José María Heredia tenía 17 años cuando compuso ese poema descriptivo, preludio de su “Himno del desterrado” y de su oda “Niágara”, que lo consagraron como el primer poeta nacional de Cuba, el primero de los grandes desterrados independentistas y el primero de nuestra literatura con un destino espantoso, como lo describiría otro grande de la poesía cubana, José Lezama Lima.
En las brumas familiares ha quedado su llegada a Veracruz en 1819. Un año más tarde el adolescente visitaría el teocalli, tras la muerte de su padre y maestro, que había ocupado un cargo en la Real Audiencia de la Nueva España. Heredia contaría que se sentó en lo alto del templo en el atardecer y al contemplar la ciudad abierta sobre el valle del Anáhuac, vio la gloria apagada del México precolombino: “Todo perece/ por ley universal. Aun este mundo/ tan bello y tan brillante que habitamos,/ es el cadáver pálido y deforme/ de otro mundo que fue…”

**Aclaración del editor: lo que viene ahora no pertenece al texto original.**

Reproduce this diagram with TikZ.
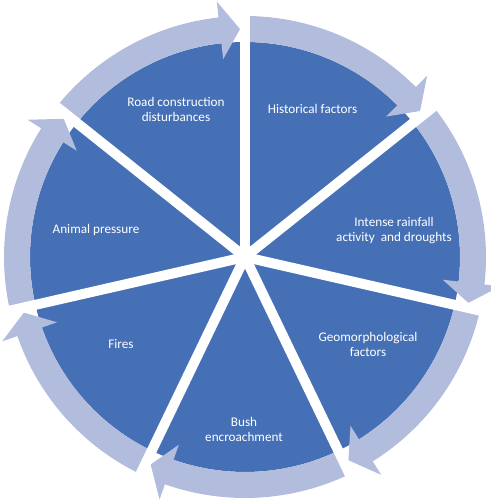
\documentclass[tikz,border=0pt]{standalone}
\usepackage{fontspec}
\setmainfont{Carlito}
\definecolor{darkb}{RGB}{70,112,182}
\definecolor{lightb}{RGB}{178,189,222}
\begin{document}
\begin{tikzpicture}[x=1pt,y=1pt,
  lbl/.style={text=white,font=\fontsize{13.2}{15}\selectfont,align=center,inner sep=0pt}]
\useasboundingbox (0,0) rectangle (490,500);
\coordinate (c) at (245,243);
\def\rin{215}\def\rout{241}\def\rmid{228}
\foreach \k in {0,...,6}{
  \pgfmathsetmacro{\s}{90-51.4286*\k}
  \pgfmathsetmacro{\e}{90-51.4286*(\k+1)}
  \pgfmathsetmacro{\t}{\e+1.26}
  \pgfmathsetmacro{\b}{\e+6.3}
  \fill[darkb] (c) -- ([shift={(\s:\rin)}]c) arc[start angle=\s,end angle=\e,radius=\rin] -- cycle;
  \fill[lightb] ([shift={(\s:\rout)}]c) arc[start angle=\s,end angle=\b,radius=\rout]
     -- ([shift={(\b:257)}]c) -- ([shift={(\t:\rmid)}]c) -- ([shift={(\b:199)}]c)
     -- ([shift={(\b:\rin)}]c) arc[start angle=\b,end angle=\s,radius=\rin] -- cycle;
}
\foreach \k in {0,...,6}{
  \pgfmathsetmacro{\s}{90-51.4286*\k}
  \draw[white,line width=10pt] (c) -- ([shift={(\s:262)}]c);
}
\node[lbl] (road) at (176,390.5) {Road construction\\disturbances};
\node[lbl] (hist) at (312.5,391) {Historical factors};
\node[lbl] (rain) at (394,269.5) {Intense rainfall\\activity\ \ and droughts};
\node[lbl] (geo) at (368,155.5) {Geomorphological\\factors};
\node[lbl] (bush) at (244,70.5) {Bush\\encroachment};
\node[lbl] (fire) at (121,156) {Fires};
\node[lbl] (anim) at (96,270) {Animal pressure};
\end{tikzpicture}
\end{document}
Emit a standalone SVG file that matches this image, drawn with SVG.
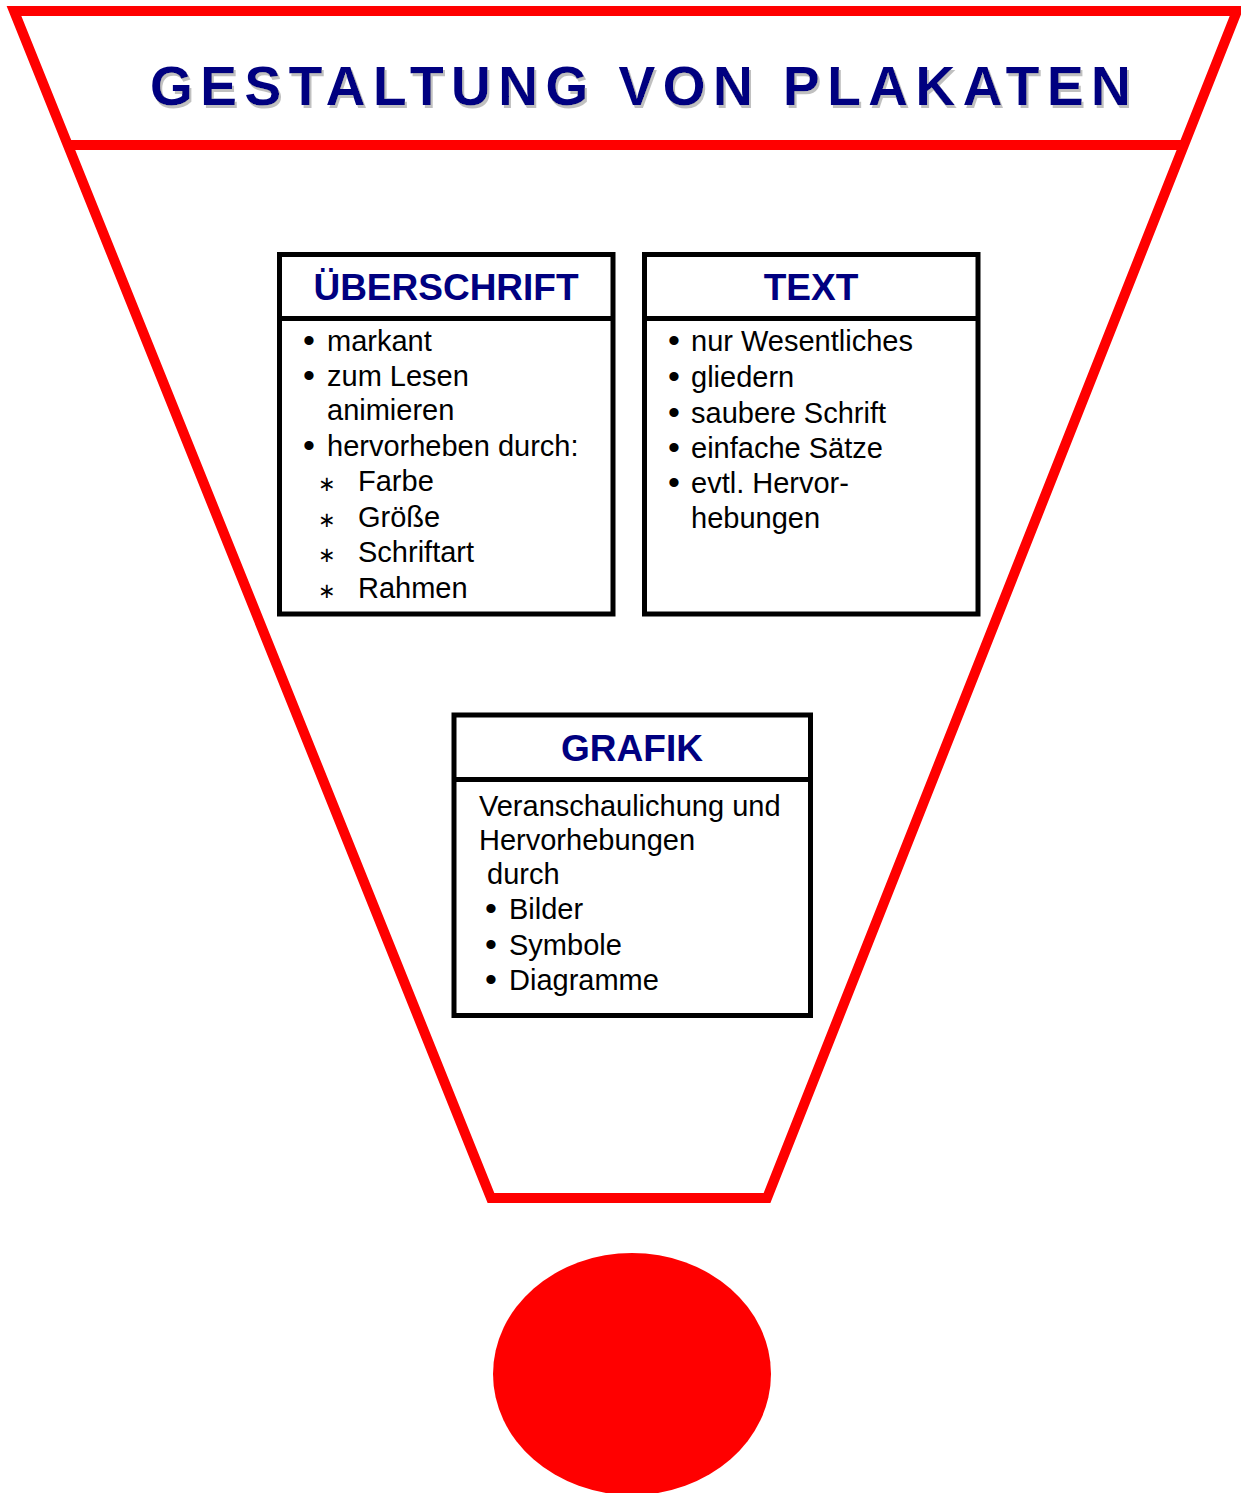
<svg xmlns="http://www.w3.org/2000/svg" width="1241" height="1493" viewBox="0 0 1241 1493">
<style>
.red{fill:none;stroke:#ff0000;stroke-width:10}
.box{fill:#ffffff;stroke:#000000;stroke-width:5}
.hd{font-family:"Liberation Sans",Arial,sans-serif;font-weight:bold;font-size:37px;fill:#000080;text-anchor:middle}
.bd{font-family:"Liberation Sans",Arial,sans-serif;font-size:29px;fill:#000000}
.bl{font-size:34px}
.st{font-family:"Liberation Sans","DejaVu Sans",sans-serif;font-size:21px}
.tt{font-family:"Liberation Sans",Arial,sans-serif;font-weight:bold;font-size:55px;letter-spacing:7.5px;fill:#000080}
</style>
<defs>
<filter id="shadow" x="-5%" y="-20%" width="110%" height="140%">
<feFlood flood-color="#c0c0c0"/>
<feComposite in2="SourceAlpha" operator="in"/>
<feOffset dx="2" dy="3" result="s"/>
<feMerge><feMergeNode in="s"/><feMergeNode in="SourceGraphic"/></feMerge>
</filter>
</defs>
<rect width="1241" height="1493" fill="#ffffff"/>
<g id="funnel">
<path class="red" d="M14,11 L1237,11 L767,1198 L491,1198 Z" stroke-linejoin="miter"/>
<line class="red" x1="70" y1="145" x2="1182" y2="145"/>
</g>
<g id="title">
<text class="tt" x="150" y="105" filter="url(#shadow)">GESTALTUNG VON PLAKATEN</text>
</g>
<g id="ueberschrift">
<rect class="box" x="279.5" y="254.5" width="333.5" height="359.5"/>
<line x1="279.5" y1="318.5" x2="613" y2="318.5" stroke="#000" stroke-width="5"/>
<text class="hd" x="446" y="300">ÜBERSCHRIFT</text>
<text class="bd" y="351"><tspan class="bl" x="303" dy="1">•</tspan><tspan x="327" dy="-1">markant</tspan></text>
<text class="bd" y="386"><tspan class="bl" x="303" dy="1">•</tspan><tspan x="327" dy="-1">zum Lesen</tspan></text>
<text class="bd" x="327" y="420">animieren</text>
<text class="bd" y="456"><tspan class="bl" x="303" dy="1">•</tspan><tspan x="327" dy="-1">hervorheben durch:</tspan></text>
<text class="bd" y="491"><tspan class="st" x="318">∗</tspan><tspan x="358">Farbe</tspan></text>
<text class="bd" y="527"><tspan class="st" x="318">∗</tspan><tspan x="358">Größe</tspan></text>
<text class="bd" y="562"><tspan class="st" x="318">∗</tspan><tspan x="358">Schriftart</tspan></text>
<text class="bd" y="598"><tspan class="st" x="318">∗</tspan><tspan x="358">Rahmen</tspan></text>
</g>
<g id="text">
<rect class="box" x="644.5" y="254.5" width="333.5" height="359.5"/>
<line x1="644.5" y1="318.5" x2="978" y2="318.5" stroke="#000" stroke-width="5"/>
<text class="hd" x="811" y="300">TEXT</text>
<text class="bd" y="351"><tspan class="bl" x="668" dy="1">•</tspan><tspan x="691" dy="-1">nur Wesentliches</tspan></text>
<text class="bd" y="387"><tspan class="bl" x="668" dy="1">•</tspan><tspan x="691" dy="-1">gliedern</tspan></text>
<text class="bd" y="423"><tspan class="bl" x="668" dy="1">•</tspan><tspan x="691" dy="-1">saubere Schrift</tspan></text>
<text class="bd" y="458"><tspan class="bl" x="668" dy="1">•</tspan><tspan x="691" dy="-1">einfache Sätze</tspan></text>
<text class="bd" y="493"><tspan class="bl" x="668" dy="1">•</tspan><tspan x="691" dy="-1">evtl. Hervor-</tspan></text>
<text class="bd" x="691" y="528">hebungen</text>
</g>
<g id="grafik">
<rect class="box" x="454" y="715" width="356.5" height="300.5"/>
<line x1="454" y1="779.5" x2="810.5" y2="779.5" stroke="#000" stroke-width="5"/>
<text class="hd" x="632" y="761">GRAFIK</text>
<text class="bd" x="479" y="816">Veranschaulichung und</text>
<text class="bd" x="479" y="850">Hervorhebungen</text>
<text class="bd" x="487" y="884">durch</text>
<text class="bd" y="919"><tspan class="bl" x="485" dy="1">•</tspan><tspan x="509" dy="-1">Bilder</tspan></text>
<text class="bd" y="955"><tspan class="bl" x="485" dy="1">•</tspan><tspan x="509" dy="-1">Symbole</tspan></text>
<text class="bd" y="990"><tspan class="bl" x="485" dy="1">•</tspan><tspan x="509" dy="-1">Diagramme</tspan></text>
</g>
<g id="dot">
<ellipse cx="632" cy="1374" rx="139" ry="121" fill="#ff0000"/>
</g>
<g id="connectors"/>
</svg>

Desde la privilegiada vista panorámica que ofrece el teocalli, Heredia no miraba solo a esta ciudad, sino al mundo. Cholula, como el planeta que habitamos, tenía y tiene una suerte de historia oculta y de ocultaciones, de muertes y de resurrecciones, y desde allí “un largo sueño/ de glorias engolfadas y perdidas/ en la profunda noche de los tiempos,/ descendió sobre mí”, escribiría.
El tiempo se encargaría de confirmar la ensoñación herediana del pasado que retorna. Con las excavaciones de los túneles internos del teocalli, salió a la superficie el Tlachihualtepetl, el “cerro hecho a mano”. Reapareció la extraordinaria acústica -si aplaudimos el eco nos devuelve el grito del quetzal- y la exacta orientación de la pirámide, que se desvía 26 grados Este a Sur, en dirección a la salida del Sol durante el solsticio de invierno, y 26 grados Oeste a Norte, hacia la puesta del sol en el solsticio de verano. Rebrotaron las decoraciones policromadas, como el mural de “Los bebedores de pulque” y los extraños “insectos” dibujados en un muro, que dan la impresión de ser cráneos humanos. En el exterior, la Cholula moderna se levantó, con igual furia destructiva, sobre el legado hispano.
Cuando Heredia componía exaltado su poema no tenía idea de cuánto lo marcaría México. De padres dominicanos, el poeta nació en Santiago de Cuba donde no pasó mucho tiempo. La familia se radicaría sucesivamente en la Florida y Venezuela hasta llegar a México, y luego de un par de años en la Isla que lo marcarían a fuego, recibió la condena del destierro: Boston, Nueva York y otra vez, México. La mitad de su corta vida transcurrió en tres ciudades mexicanas y en una de ellas, la capital, dejó sus huesos hasta hoy extraviados. Se casó con Jacoba Yáñez, hija de un magistrado local, y aquí nacieron y murieron tres de sus seis hijos.
De lo que México representó para él, nadie lo dijo mejor que José Martí:
“México es tierra de refugio, donde todo peregrino ha hallado hermano; de México era el prudente Osés, a quien escribía Heredia, con peso de senador, sus cartas épicas de joven; en casa mexicana se leyó, en una mesa que tenía por adorno un vaso azul lleno de jazmines, el poema galante sobre el ‘Mérito de las mujeres’; de México lo llama, a compartir el triunfo de la carta liberal, más laborioso que completo, el presidente Victoria, que no quería ver malograda aquella flor de volcán en la sepultura de las nieves.”
No se puede recordar lo que se desconoce. La única forma de combatir la desmemoria es haciendo memoria, pero la pregunta sigue en pie para el Popo y para Heredia en México: “¿Y tú eterno serás?”